In one story, "De Zwarte Tulp" ("The Black Tulip") (2014) he becomes temporarily cured of his evilness by drinking a serum extracted from a white tulip. However, since Krimson feels so much remorse for his past he is unable to eat, drink or sleep anymore. Fearing for his health Suske, Wiske and Lambik travel back in time to 1637 to find a black tulip as an antidote. At the end of the story Krimson's butler Achiel refuses to balance the white and black tulip serums out and only feeds his master the black serum, making Krimson evil again.

==Wealth==

Krimson is rich enough to live in a mansion and have his own personal butler, Achiel, under his employ. He has access to helicopters and many other hi tech machinery. He dresses himself as a dandy: high hat, black coat and a cane.

==Nervous breakdowns==

Krimson is easily agitated or unnerved and takes pills to calm him down. They are usually provided by his trusty butler Achiel who is ordered to quickly bring him his daily dose of pills. Krimson swallows a wide variety of pills, often for contradictive means such as calming down as well as make him feel happier again.
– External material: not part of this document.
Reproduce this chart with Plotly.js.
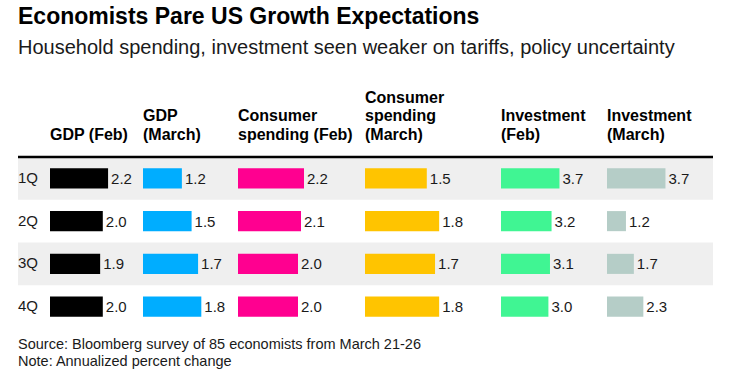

==Appearances in spin-off series==

In Jerom and Amoras, two spin-off series of Suske en Wiske, Krimson is also a major antagonist.

==Appearances in other media==

He was voiced by Wim Wama in the TV puppet series Suske en Wiske (1976). Contrary to his image in the comic books his puppet version acts more like a clumsy crook who constantly falls and trips over objects. He also operates alone, rather than with henchmen.

In the 1994 musical adaptation "De Stralende Sterren" Krimson's part was played by Guido Naessens in the Flemish version and Hans Wellens in the Dutch version.

In a card game based on Suske en Wiske, called "De Kaartendans", he fulfills the part of the joker.